El razonamiento es extensible a los países. Pensando en Europa, es vital instruirse sobre la historia de los diferentes Estados miembro que la componen. No es lo mismo Gran Bretaña que Francia, Alemania que Italia, España que Bélgica. En su diversidad reside su fuerza, o su debilidad, depende de cómo se gestione.
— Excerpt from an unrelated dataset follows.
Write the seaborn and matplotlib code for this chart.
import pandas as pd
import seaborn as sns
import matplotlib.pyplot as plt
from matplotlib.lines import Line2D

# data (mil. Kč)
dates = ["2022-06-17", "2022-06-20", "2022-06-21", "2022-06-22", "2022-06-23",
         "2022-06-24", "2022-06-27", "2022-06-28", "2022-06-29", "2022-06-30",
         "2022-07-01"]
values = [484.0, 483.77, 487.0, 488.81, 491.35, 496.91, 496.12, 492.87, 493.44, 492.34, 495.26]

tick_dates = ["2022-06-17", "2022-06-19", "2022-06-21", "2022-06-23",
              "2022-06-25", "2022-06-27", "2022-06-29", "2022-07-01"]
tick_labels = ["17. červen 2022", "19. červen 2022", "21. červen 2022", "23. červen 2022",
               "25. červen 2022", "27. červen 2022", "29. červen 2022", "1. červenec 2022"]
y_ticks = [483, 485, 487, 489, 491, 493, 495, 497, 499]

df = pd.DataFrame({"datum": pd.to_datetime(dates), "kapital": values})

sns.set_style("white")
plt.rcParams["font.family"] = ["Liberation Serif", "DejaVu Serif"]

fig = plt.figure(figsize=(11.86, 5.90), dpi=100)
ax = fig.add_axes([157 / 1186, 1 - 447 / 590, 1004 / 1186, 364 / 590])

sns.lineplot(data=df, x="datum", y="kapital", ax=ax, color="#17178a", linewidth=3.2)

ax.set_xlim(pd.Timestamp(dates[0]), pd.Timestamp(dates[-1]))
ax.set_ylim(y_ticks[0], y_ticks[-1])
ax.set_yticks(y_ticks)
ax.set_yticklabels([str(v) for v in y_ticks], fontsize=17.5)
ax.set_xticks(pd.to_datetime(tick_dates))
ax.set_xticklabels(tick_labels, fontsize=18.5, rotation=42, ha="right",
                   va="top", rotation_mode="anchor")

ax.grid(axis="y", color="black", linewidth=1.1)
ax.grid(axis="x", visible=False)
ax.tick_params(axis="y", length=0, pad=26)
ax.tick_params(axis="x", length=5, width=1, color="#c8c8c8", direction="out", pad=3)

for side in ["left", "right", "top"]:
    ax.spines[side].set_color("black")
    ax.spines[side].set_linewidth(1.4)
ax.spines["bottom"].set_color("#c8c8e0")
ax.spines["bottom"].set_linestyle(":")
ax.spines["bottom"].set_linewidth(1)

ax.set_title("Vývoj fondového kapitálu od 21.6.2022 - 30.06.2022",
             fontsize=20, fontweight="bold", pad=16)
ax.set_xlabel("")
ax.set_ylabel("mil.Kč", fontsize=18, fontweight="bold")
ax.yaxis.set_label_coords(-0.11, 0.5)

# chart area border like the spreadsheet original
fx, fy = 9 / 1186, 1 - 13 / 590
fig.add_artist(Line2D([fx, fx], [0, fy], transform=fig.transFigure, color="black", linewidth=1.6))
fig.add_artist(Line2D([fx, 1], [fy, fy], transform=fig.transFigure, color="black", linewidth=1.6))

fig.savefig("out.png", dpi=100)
Por esta razón siempre he pensado que la historia debe ser una de las asignaturas más importantes en un currículum académico serio, completo y exigente.

¿Cuántos de nuestros jóvenes conocen la historia del siglo XX europeo? ¿Cuántos pueden hablar con fundamento de las dos guerras mundiales? ¿Cuántos pueden escribir un ensayo digno sobre dos ismos siniestros, fascismo y comunismo, éste último silenciado o disculpado por intelectuales de pacotilla? ¿Cuántos ciudadanos en España pueden resumir los momentos más decisivos de nuestra historia en común? ¿Cuántos responsables públicos, políticos, hablan de ella con autoridad, moderación, rigor y sentido de la oportunidad? ¿Cuántos, lamentablemente, se dejan llevar por el maniqueísmo, los buenos contra los malos? ¿Cuántos respiran un cainismo visceral e infame? ¿Qué se busca últimamente con las referencias a nuestro reciente pasado? ¿Distraer la atención de la sociedad mientras se atiende una agenda empobrecedora? ¿Conocer, aprender, perdonar, abrazar al que marcha a nuestro lado, o machacar al adversario, demonizarle, humillarle, convertirlo en enemigo irreconciliable?

Como las personas, los países con aires de superioridad, o con ocultos complejos de inferioridad, inseguros, incultos, se hacen un flaco favor excitando las peores pasiones. Cualquier capítulo del pasado que cerramos en falso grava seriamente el futuro. Moraleja, todos a clase de historia, con los profesores más preparados y objetivos.